"That's why we're here," said Scrivener, 34, who opened the clinic in a former people doctor's office at 26 E. Baltimore St. 41/2 years ago.
Many people took advantage of the invitation, leading their pets on leashes, toting them in carriers and cradling them in their arms.
Unfortunately, Lassie gets so excited about visiting Scrivener she urinates in the office, said Gruber, who decided to invite a "prospective client" instead.
Gruber's in-laws, Albert S. and Sue E. Gruber of Hagerstown, came with their schnauzer, Kasey, to check out the clinic.
Albert Gruber said he was impressed by the clinic and was considering switching from his present veterinarian's office.
Granddaughter Heather Gruber, 9, said she was glad to have Kasey along with her, since her own dog couldn't come, and liked seeing all the other animals.
But those weren't the best parts of the open house, she said.
"I like all the free stuff," Heather said.
The expansion project roughly doubled the clinic's size, enlarging the reception area and adding several examination rooms and an education room stocked with pamphlets, books and videos on pet health and care, Scrivener said.
Education is an important part of veterinarian medicine, she said.

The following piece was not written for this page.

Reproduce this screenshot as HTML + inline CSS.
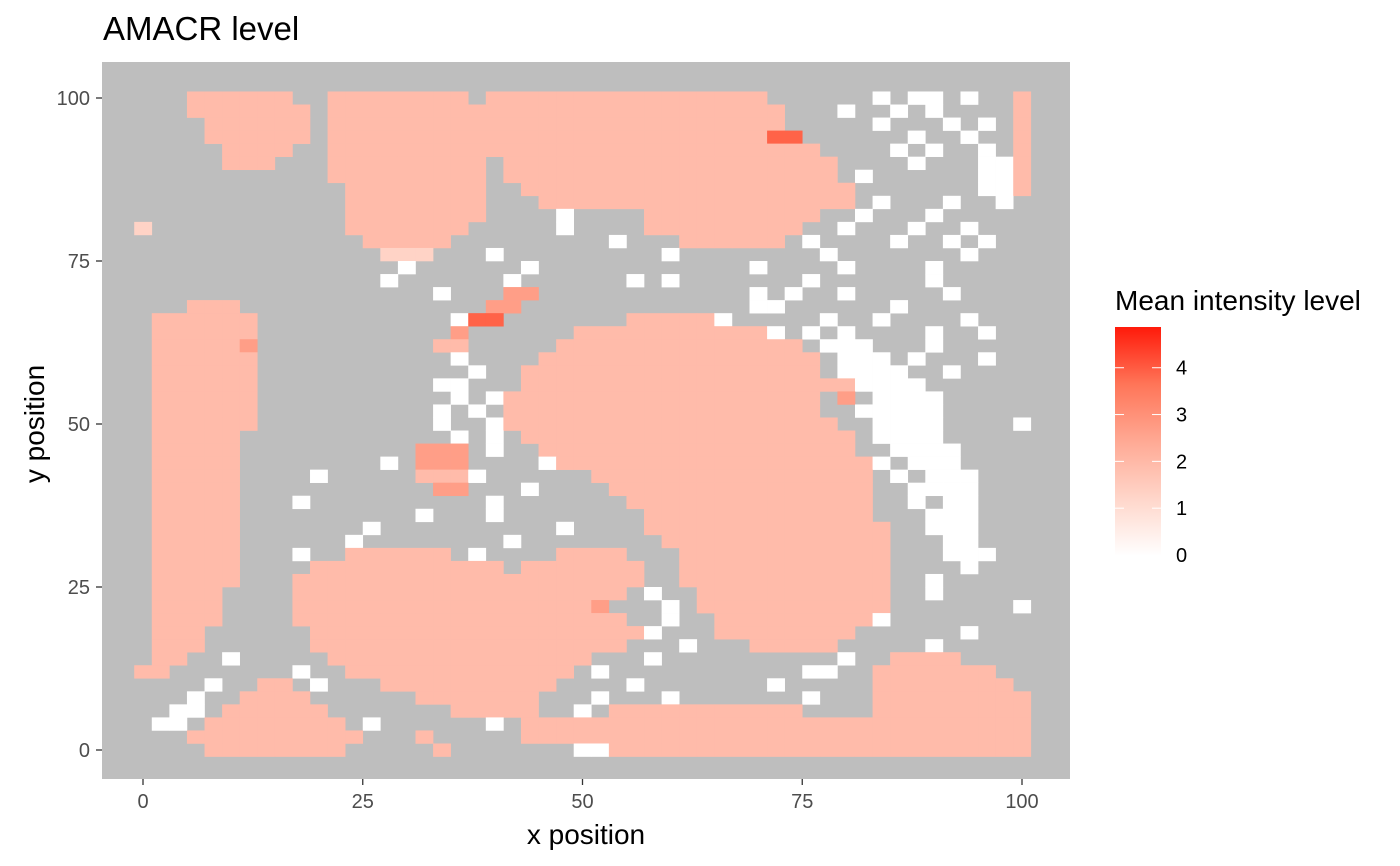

For example, if a dog owner understands what heartworms can do to their dog, they'll be more likely to take preventative measures, Scrivener said.
Rather than just having her clients check out the new layout, she said, she decided to make the open house an educational experience.
The examination rooms were given different themes, like fleas, nutrition and dental care, addressed through informational displays and more graphic tools like decayed animal teeth and jars of worms.
Free pet goodies, including samples of flea shampoo, dog biscuits, pet food, vitamins and plastic pet food can covers, were spread throughout the clinic.
Business has blossomed since Scrivener, a Boonsboro High School graduate, opened the clinic with just herself and technician Pat Bloss, who "did a little bit of everything" back then, she said.
Now, the clinic has a staff of 12, including veterinarian Daniel Pare, Scrivener said.